> On Aug 20, 2018, at 9:40 PM, Paul Ebersman <list-dn...@dragon.net> wrote:
> 
> pusateri> Another point I remember most clearly is that DHCP has fallen
> pusateri> out of favor for communicating all but the most minimal
> pusateri> network bootstrap configuration information. There was general
> pusateri> agreement in the room that you only should use DHCP in IPv4
> pusateri> for address/router info and then use trusted sources for
> pusateri> everything else. In IPv6, SLAAC generally provides this.
> 
> That may be the consensus at the IETF but it's not even close the
> consensus with ISPs, nor large enterprise.

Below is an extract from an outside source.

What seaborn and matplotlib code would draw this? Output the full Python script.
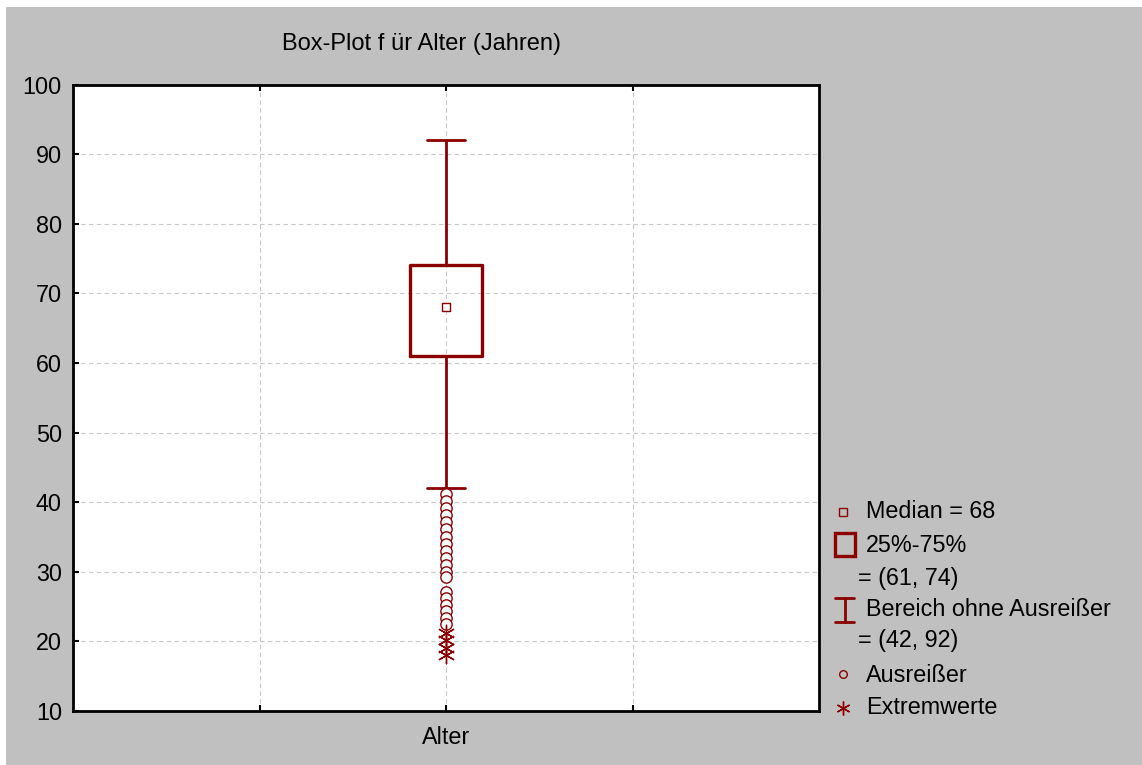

That seems to cover most of
> the eyeball/consumer... DHCP is still how much of the world gets
> connected and that hasn't changed in decades.
> 

You’re misquoting me and arguing against a point I didn’t make. There was no 
one saying we don’t need DHCP. There was a general agreement that DHCP should 
not be extended.

The DHC working group never completed the work for DHCP authentication. It’s 
not trustworthy enough in its current form to add more things to it.

> 
> Saying this is all broken and that we need to protect the world from
> themselves by not having a DHCP option simply means that vendors will
> have a slew of non-standard ways of doing it and we've helped noone.
> 
> Let's just give the option, document the security holes and risks and at
> least offer much of the world a standard way of doing this if they so
> choose.

Again, some better understanding of DoH deployment would help. I don’t know if 
it’s generally accepted that DoH will replace UDP/53 or DoT in the stub 
resolver or DoH will just end up in the browsers as a way to speed up web 
pages. But if DoH stays in the browser and DoT is tried and used on all DNS 
servers, there’s not a problem to solve.